Oversmoothing Degradation Analysis on Graph Neural Networks

Co-Supervised by: Francesco Leonardi

If you are interested in this topic or have further questions, do not hesitate to contact francesco.leonardi@unibe.ch.

Context

Graph Neural Networks (GNNs) are a powerful tool for processing graphs, but suffer from certain limitations, including oversmoothing. This phenomenon occurs when, by increasing the number of convolutions in the layers, node representations tend to become too similar to each other, losing vital local information. This can significantly impair the predictive capabilities of the model, particularly in the classification of nodes and graphs.

In recent years, several approaches have been proposed to address oversmoothing, including various types of layers and architecture modifications.
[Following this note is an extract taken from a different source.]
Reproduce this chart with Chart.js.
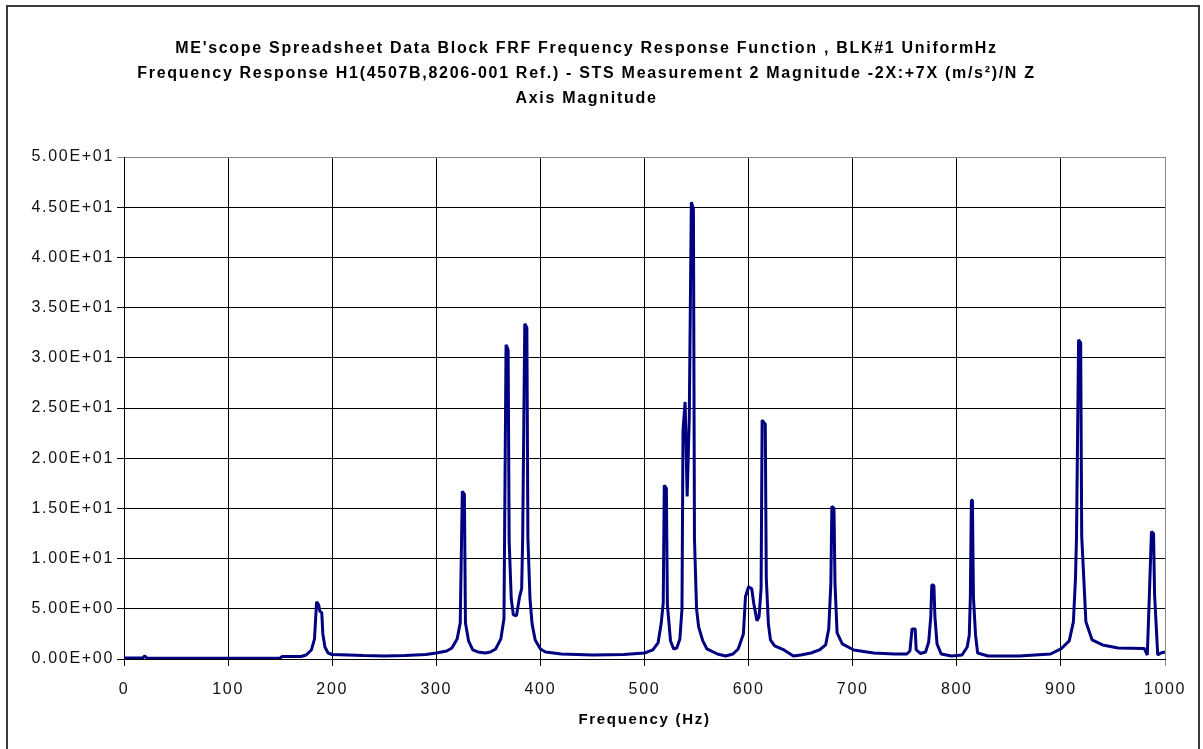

These attempts aim to preserve local information in the graphs, but it is still unclear how each approach affects the degradation of the model’s predictive capabilities.

Goal(s)

The aim of this project is to analyse the impact of different layers of GNNs on the predictive capabilities of the model, both for node and graph classification. In particular, the study will seek to identify recurring patterns in performance degradation, caused by oversmoothing, in relation to the various layers and hyperparameters of GNNs.

Approach

  • How do the number of layers and network depth affect predictive performance in GNNs?
  • Does oversmoothing have the same impact on node classification as on graph classification?
  • Do different layers (e.g. GCN, GraphSAGE, GAT) have different vulnerabilities to oversmoothing?
  • Is it possible to identify specific patterns that correlate model performance with the degree of oversmoothing of node representations?

Methodology

To investigate these questions, various graph datasets will be used. The experimental approach involves:

  • The training of GNN models with different types of layers and architectures.
  • The evaluation of performance on nodes and graphs, using metrics such as accuracy and F1 score.
  • The analysis of oversmoothing by observing changes in node representations as the number of layers and network depth increases.
  • Experimentation with techniques to mitigate oversmoothing, such as residual connections (skip connections).

Required Skills

  • Good programming skills, with a preference for Python and PyTorch.
  • Mathematical Knowledge: Strong background in linear algebra (matrix operations, eigenvalues, SVD), differential calculus and statistics.
  • A bit of graph algorithms, knowledge on graph neural networks is appreciated.
  • Languages: Ability to work effectively in at least one of the following languages: English, French, Italian.